春酒はほのかな甘みのあるすっきりとした味わいで、華やかな香りを感じられるものが多いです。

比較的アルコール度数が低く、軽やかな口当たりを楽しめます。桃色のボトルや桜をモチーフにしたラベルなど華やかなデザインの商品も多く、視覚的にも春を感じられます。

また、桜の酵母で醸した日本酒もあります。酵母は日本酒の醸造には欠かせない存在で、アルコールの発酵を促し、日本酒の香りや味わいに大きな影響を与えます。

近年では、自然界の花から分離された清酒酵母である「花酵母」を使用した日本酒も増えています。ナデシコやベゴニア、ヒマワリ、コスモスなどさまざまな種類の花酵母があり、桜酵母もそのひとつです。

芳醇で上品な香りとすっきりとした口当たりが特徴です。

 

古くから続く春の日本酒の文化

日本では古くから桜を愛でながらお酒を飲むお花見文化があり、春の風物詩となっています。このことから、春酒は「花見酒」とも呼ばれます。

お花見文化の始まりは奈良時代にまで遡ります。当時はお花見と言えば梅が主流で、中国から伝来した梅の花を貴族が鑑賞していたと言われています。

その後平安時代に入ると、日本人にとって神聖な木であった「桜」がお花見の主流となりました。平安時代中期には、「源氏物語」で桜の下で宴をする様子が描かれています。

桜を眺めながらお酒を飲んで盛り上がる現代のお花見スタイルが確立されたきっかけは、豊臣秀吉が1598年に京都の醍醐寺で行った「醍醐の花見」だと言われています。

700本の桜を畿内から醍醐寺に集めて移植し、その桜の木の下で全国から集められた名酒が飲み交わされました。

 

春酒の楽しみ方

春酒の魅力をより堪能するためには、どのように飲むのが良いのでしょうか。ここでは、春酒の楽しみ方をご紹介します。 

春が旬の食材と合わせる

うど、ふき、ふきのとう、タラの芽、ワラビ、タケノコなど、春には多くの山菜が収穫されます。春に旬を迎える山菜や野菜には、独特の苦味やえぐみを持つものが多くあります。

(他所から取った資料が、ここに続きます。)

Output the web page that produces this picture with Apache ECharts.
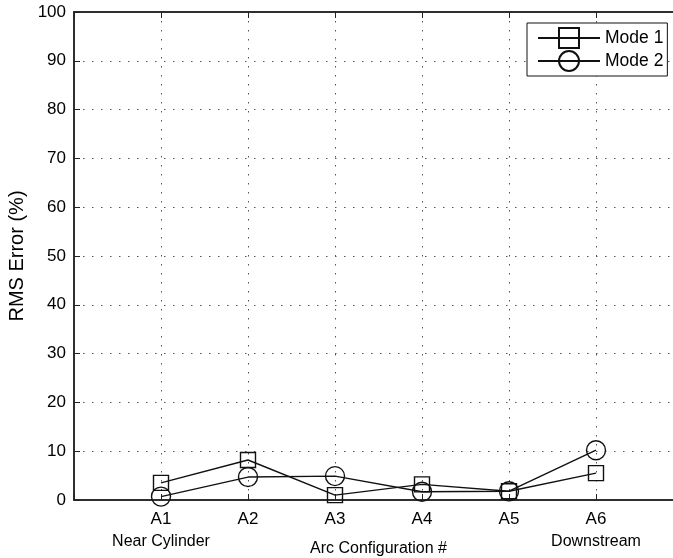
<!DOCTYPE html>
<html>
<head>
<meta charset="utf-8">
<script src="https://cdn.jsdelivr.net/npm/echarts@6/dist/echarts.min.js"></script>
<style>
  html, body { margin: 0; padding: 0; background: #fff; }
  #chart { width: 673px; height: 558px; }
</style>
</head>
<body>
<div id="chart"></div>
<script>
// values
var categories = ['A1', 'A2', 'A3', 'A4', 'A5', 'A6'];
var subLabels = ['Near Cylinder', '', '', '', '', 'Downstream'];
var mode1 = [3.5, 8.2, 1.0, 3.2, 1.8, 5.5];
var mode2 = [0.7, 4.7, 4.9, 1.7, 1.8, 10.2];
var yTicks = [0, 10, 20, 30, 40, 50, 60, 70, 80, 90, 100];

var font = 'Liberation Sans, Arial, Helvetica, sans-serif';
var gridDots = { color: '#555', type: [1.5, 7.5], width: 1 };

function pairs(vals) {
  return vals.map(function (v, i) { return [i + 1, v]; });
}

var chart = echarts.init(document.getElementById('chart'));

var option = {
  animation: false,
  backgroundColor: '#fff',
  textStyle: { fontFamily: font, color: '#000' },
  grid: {
    left: 74,
    top: 12,
    width: 609,   // plot runs past the right edge of the picture
    bottom: 58,
    outerBoundsMode: 'none',
    containLabel: false,
    show: true,
    borderColor: '#222',
    borderWidth: 1.5
  },
  legend: {
    orient: 'vertical',
    left: 527,
    top: 23,
    backgroundColor: '#fff',
    borderColor: '#111',
    borderWidth: 1,
    borderRadius: 0,
    padding: [4, 4, 4, 10],
    itemGap: 1,
    itemWidth: 62,
    itemHeight: 25,
    textStyle: { fontFamily: font, fontSize: 17.5, color: '#000' },
    data: ['Mode 1', 'Mode 2']
  },
  xAxis: [{
    type: 'value',
    min: 0,
    max: 7,
    interval: 1,
    name: 'Arc Configuration #',
    nameLocation: 'middle',
    nameGap: 41,
    nameMoveOverlap: false,
    nameTextStyle: { fontFamily: font, fontSize: 16, color: '#000' },
    axisLine: { show: true, onZero: false, lineStyle: { color: '#222', width: 1.5 } },
    axisTick: { show: true, inside: true, length: 6, lineStyle: { color: '#222' } },
    axisLabel: {
      margin: 9,
      color: '#000',
      fontFamily: font,
      formatter: function (v) {
        var i = v - 1;
        if (i < 0 || i >= categories.length) return '';
        return subLabels[i] ? '{a|' + categories[i] + '}\n{b|' + subLabels[i] + '}' : '{a|' + categories[i] + '}';
      },
      rich: {
        a: { fontSize: 17, lineHeight: 20, fontFamily: font, color: '#000' },
        b: { fontSize: 16, lineHeight: 26, fontFamily: font, color: '#000' }
      }
    },
    splitLine: { show: true, lineStyle: gridDots }
  }, {
    type: 'value',
    position: 'top',
    min: 0,
    max: 7,
    interval: 1,
    axisLine: { show: true, onZero: false, lineStyle: { color: '#222', width: 1.5 } },
    axisTick: { show: true, inside: true, length: 6, lineStyle: { color: '#222' } },
    axisLabel: { show: false },
    splitLine: { show: false }
  }],
  yAxis: {
    type: 'value',
    min: yTicks[0],
    max: yTicks[yTicks.length - 1],
    interval: 10,
    name: 'RMS Error (%)',
    nameLocation: 'middle',
    nameGap: 47,
    nameMoveOverlap: false,
    nameTextStyle: { fontFamily: font, fontSize: 20, color: '#000' },
    axisLine: { show: true, onZero: false, lineStyle: { color: '#222', width: 1.5 } },
    axisTick: { show: true, inside: true, length: 6, lineStyle: { color: '#222' } },
    axisLabel: { margin: 8, fontSize: 17, color: '#000', fontFamily: font },
    splitLine: { show: true, lineStyle: gridDots }
  },
  series: [{
    name: 'Mode 1',
    type: 'line',
    data: pairs(mode1),
    symbol: 'rect',
    symbolSize: 15,
    itemStyle: { color: 'transparent', borderColor: '#111', borderWidth: 1.4 },
    lineStyle: { color: '#111', width: 1.4 },
    z: 3
  }, {
    name: 'Mode 2',
    type: 'line',
    data: pairs(mode2),
    symbol: 'circle',
    symbolSize: 19,
    itemStyle: { color: 'transparent', borderColor: '#111', borderWidth: 1.4 },
    lineStyle: { color: '#111', width: 1.4 },
    z: 3
  }]
};

chart.setOption(option);
</script>
</body>
</html>
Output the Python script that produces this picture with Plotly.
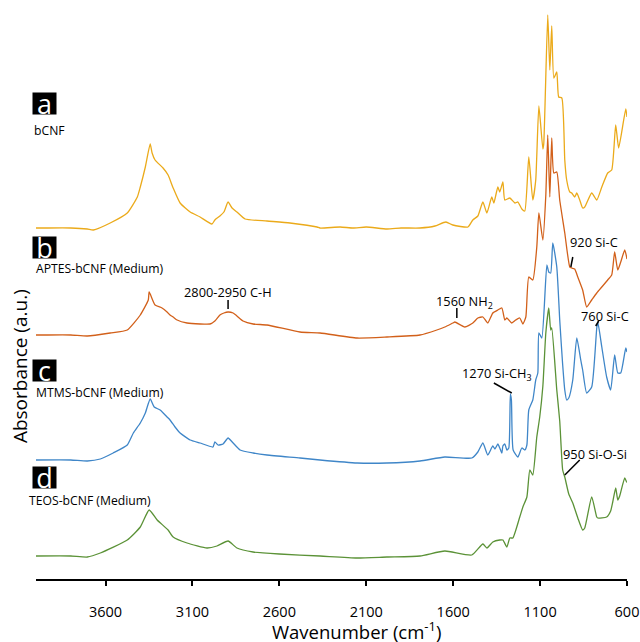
import plotly.graph_objects as go

# ---------------- data ----------------
names = ["bCNF", "APTES-bCNF (Medium)", "MTMS-bCNF (Medium)", "TEOS-bCNF (Medium)"]
letters = ["a", "b", "c", "d"]
colors = ["#EBAA1A", "#D2601A", "#3F86C8", "#5B9237"]
offsets = [3.51, 2.44, 1.19, 0.23]          # vertical stacking offsets (a.u.)
scale = 0.01                                  # a.u. per relative unit

wn_a = [4000, 3958, 3800, 3705, 3670, 3573, 3475, 3417, 3400, 3371, 3343, 3332, 3315, 3269, 3240, 3211,
        3171, 3113, 3056, 2988, 2971, 2942, 2919, 2895, 2872, 2844, 2797, 2671, 2539, 2383, 2366, 2250,
        2176, 2100, 1981, 1900, 1791, 1705, 1642, 1602, 1515, 1487, 1458, 1429, 1406, 1378, 1366, 1343,
        1332, 1314, 1303, 1274, 1245, 1228, 1205, 1188, 1165, 1142, 1125, 1107, 1084, 1079, 1056, 1044,
        1033, 1021, 1004, 993, 975, 958, 947, 929, 918, 901, 889, 872, 855, 843, 803, 774, 745, 711, 688,
        665, 648, 607, 600]
rel_a = [0, 0, 0, -1, -2, 5, 15, 31, 41, 61, 84, 75, 68, 60, 53, 40,
         25, 16, 11, 4, 8, 12, 16, 26, 20, 16, 9, 7, 5, 1, 0, 1,
         0, 1, -1, 0, 0, 2, 6, 3, 1, 8, 12, 26, 15, 31, 25, 41,
         36, 46, 28, 30, 25, 26, 19, 17, 71, 28, 48, 122, 79, 84, 213, 158,
         202, 150, 156, 131, 130, 68, 48, 36, 35, 31, 35, 28, 20, 21, 35, 28, 41, 55, 58,
         103, 80, 119, 111]

wn_b = [4000, 3958, 3800, 3705, 3573, 3475, 3400, 3354, 3349, 3315, 3275, 3246, 3229, 3211, 3188, 3131,
        3056, 2999, 2971, 2942, 2919, 2895, 2866, 2844, 2809, 2751, 2671, 2481, 2366, 2153, 1981, 1791,
        1694, 1648, 1602, 1590, 1533, 1487, 1458, 1429, 1401, 1372, 1343, 1320, 1303, 1291, 1263, 1240,
        1217, 1199, 1182, 1165, 1142, 1119, 1107, 1084, 1067, 1056, 1044, 1033, 1021, 1004, 987, 958,
        929, 918, 901, 883, 855, 832, 803, 774, 745, 711, 688, 671, 653, 636, 613, 600]
rel_b = [0, 0, 0, -1, 2, 5, 20, 35, 43, 30, 27, 23, 20, 18, 15, 12,
         11, 11, 14, 20, 22, 23, 22, 19, 14, 11, 10, 3, 2, -3, -2, 0,
         5, 8, 12, 13, 8, 12, 17, 18, 12, 22, 25, 27, 15, 17, 12, 15,
         17, 11, 18, 58, 55, 88, 122, 95, 140, 200, 138, 197, 162, 163, 135, 102,
         68, 67, 66, 58, 45, 28, 35, 42, 48, 55, 60, 83, 65, 73, 85, 76]

wn_c = [4000, 3800, 3705, 3630, 3556, 3475, 3440, 3400, 3371, 3343, 3320, 3286, 3246, 3229, 3200, 3171,
        3113, 3056, 2982, 2971, 2953, 2924, 2895, 2866, 2826, 2751, 2671, 2481, 2366, 2153, 1981, 1791,
        1648, 1493, 1458, 1429, 1401, 1372, 1360, 1343, 1332, 1320, 1314, 1303, 1291, 1280, 1271, 1265,
        1255, 1228, 1205, 1188, 1176, 1165, 1142, 1125, 1113, 1107, 1090, 1061, 1050, 1039, 1027, 1004,
        987, 970, 958, 947, 935, 912, 889, 866, 855, 832, 803, 774, 768, 745, 717, 694, 671, 653, 636,
        607, 600]
rel_c = [0, 0, -1, 1, 7, 15, 27, 37, 47, 61, 53, 50, 43, 40, 33, 27,
         20, 17, 13, 18, 15, 16, 22, 17, 10, 7, 5, 2, 0, -3, -3, -1,
         3, 2, 8, 17, 5, 14, 11, 16, 12, 7, 14, 16, 10, 12, 66, 60,
         10, 3, 12, 10, 15, 50, 60, 80, 87, 127, 122, 195, 188, 187, 217, 193,
         140, 95, 70, 60, 62, 80, 122, 100, 90, 67, 73, 132, 138, 113, 83, 70, 105, 87, 87,
         112, 108]

wn_d = [4000, 3800, 3705, 3630, 3475, 3400, 3349, 3303, 3240, 3211, 3131, 3016, 2959, 2895, 2844, 2751,
        2600, 2366, 2153, 1981, 1791, 1648, 1493, 1429, 1406, 1372, 1332, 1314, 1291, 1274, 1257, 1217,
        1199, 1176, 1159, 1142, 1119, 1102, 1084, 1067, 1050, 1039, 1033, 1004, 987, 970, 958, 935,
        912, 883, 855, 843, 803, 774, 768, 717, 694, 682, 665, 653, 642, 613, 602, 600]
rel_d = [0, 0, -1, 3, 16, 29, 46, 36, 26, 19, 13, 8, 10, 15, 8, 4,
         2, 0, -2, -1, 0, 5, 1, 12, 8, 14, 16, 16, 9, 18, 18, 39,
         49, 59, 86, 81, 119, 139, 170, 223, 248, 226, 228, 166, 135, 86, 79, 62,
         53, 38, 26, 28, 59, 39, 38, 39, 45, 54, 68, 56, 60, 78, 74, 74]

tick_vals = [3600, 3100, 2600, 2100, 1600, 1100, 600]

# peak labels: text, text position (wn, a.u.), tick line (wn0, y0, wn1, y1)
peak_text = ["2800-2950 C-H", "1560 NH<sub>2</sub>", "920 Si-C", "760 Si-C", "1270 Si-CH<sub>3</sub>", "950 Si-O-Si"]
peak_pos = [(2895, 2.87), (1536, 2.77), (788, 3.37), (728, 2.63), (1349, 2.05), (783, 1.25)]
peak_line = [(2895, 2.79, 2895, 2.70), (1579, 2.71, 1579, 2.61), (912, 3.22, 923, 3.12),
             (763, 2.58, 780, 2.53), (1366, 1.96, 1263, 1.86), (872, 1.19, 958, 1.04)]

# ---------------- figure ----------------
FONT = "Open Sans"
fig = go.Figure()
series = [(wn_a, rel_a), (wn_b, rel_b), (wn_c, rel_c), (wn_d, rel_d)]
for (wn, rel), name, col, off in zip(series, names, colors, offsets):
    fig.add_trace(go.Scatter(x=wn, y=[off + r * scale for r in rel], mode="lines", name=name,
                             line=dict(color=col, width=1.3, shape="spline", smoothing=0.5),
                             showlegend=False))

# sample labels (letter boxes + names)
box_y = [4.76, 3.315, 2.09, 1.015]
name_y = [4.49, 3.11, 1.87, 0.79]
name_x = [-0.0068, -0.0034, -0.0034, -0.0152]
for L, nm, by, ny, nx in zip(letters, names, box_y, name_y, name_x):
    fig.add_annotation(x=0.0144, xref="paper", y=by, yref="y", text=L, showarrow=False,
                       font=dict(family=FONT, size=27, color="white"), bgcolor="black",
                       width=23, height=21, borderpad=0, xanchor="center", yanchor="middle")
    fig.add_annotation(x=nx, xref="paper", y=ny, yref="y", text=nm, showarrow=False,
                       font=dict(family=FONT, size=12.2, color="black"), xanchor="left", yanchor="middle")

for t, (px, py), (x0, y0, x1, y1) in zip(peak_text, peak_pos, peak_line):
    fig.add_annotation(x=px, y=py, text=t, showarrow=False,
                       font=dict(family=FONT, size=12.8, color="black"), xanchor="center", yanchor="middle")
    fig.add_shape(type="line", x0=x0, y0=y0, x1=x1, y1=y1, xref="x", yref="y",
                  line=dict(color="black", width=1.5))

# axis titles
fig.add_annotation(x=0.542, xref="paper", y=-0.089, yref="paper", text="Wavenumber (cm<sup>-1</sup>)",
                   showarrow=False, font=dict(family=FONT, size=18.5, color="black"),
                   xanchor="center", yanchor="middle")
fig.add_annotation(x=-0.027, xref="paper", y=0.371, yref="paper", text="Absorbance (a.u.)",
                   showarrow=False, textangle=-90, font=dict(family=FONT, size=19, color="black"),
                   xanchor="center", yanchor="middle")

fig.update_layout(
    width=640, height=642, autosize=False,
    margin=dict(l=36, r=13, t=5, b=63),
    paper_bgcolor="white", plot_bgcolor="white",
    font=dict(family=FONT, color="black"),
)
fig.update_xaxes(range=[4000, 600], tickvals=tick_vals, ticktext=[str(v) for v in tick_vals],
                 ticks="outside", ticklen=5, tickwidth=1.5, tickcolor="black",
                 showline=True, linecolor="black", linewidth=1.5, showgrid=False, zeroline=False,
                 tickfont=dict(family=FONT, size=14.5, color="black"), ticklabelstandoff=14,
                 automargin=False)
fig.update_yaxes(range=[0, 5.74], showticklabels=False, showline=False, showgrid=False,
                 zeroline=False, ticks="", automargin=False)

fig.write_html("out.html", config={"displayModeBar": False},
               post_script="document.body.style.margin='0';document.body.style.overflow='hidden';")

春酒は、これらの食材と相性抜群です。春酒はすっきりとした辛口で酸味を感じられるものが多い傾向があり、軽やかな飲み心地で春の食材の苦味を包み込んでくれます。 

冷やして飲む

日本酒はさまざまな温度帯で楽しめるお酒ですが、春酒は冷やして飲むのがおすすめです。

冷蔵庫でほどよく冷やすことで、フルーティーな香りが引き立ち、すっきりとした新鮮な味わいを堪能できます。甘みや酸味をより感じたい方は、あえて温めて飲むのも良いでしょう。

お花見で楽しむ

春の陽気の中、桜を眺めながら飲む春酒は格別の味わいです。

お花見では屋外で長時間過ごすことになるため、常温でもおいしく飲める純米酒がおすすめです。

春酒は揚げ物の香ばしい香りやサクサクとした食感との相性も良いため、たけのこやうどなど山菜の天ぷら、唐揚げなどをお花見弁当にしてお酒とともに楽しむと良いでしょう。

 

「春酒」で春の訪れを感じよう

今回は、春酒の特徴や古くから続く春の日本酒の文化、春酒の楽しみ方についてご紹介しました。

出会いと別れ、新たな始まりの季節である春。ほんのり甘くて軽やかな春酒は、1人でじっくり味わうのも良いですが、花見酒で新たに出会った人たちとの仲を深めるきっかけにもなります。

味わいからも見た目からも春を感じられる、この季節ならではの春酒を楽しんでみてください。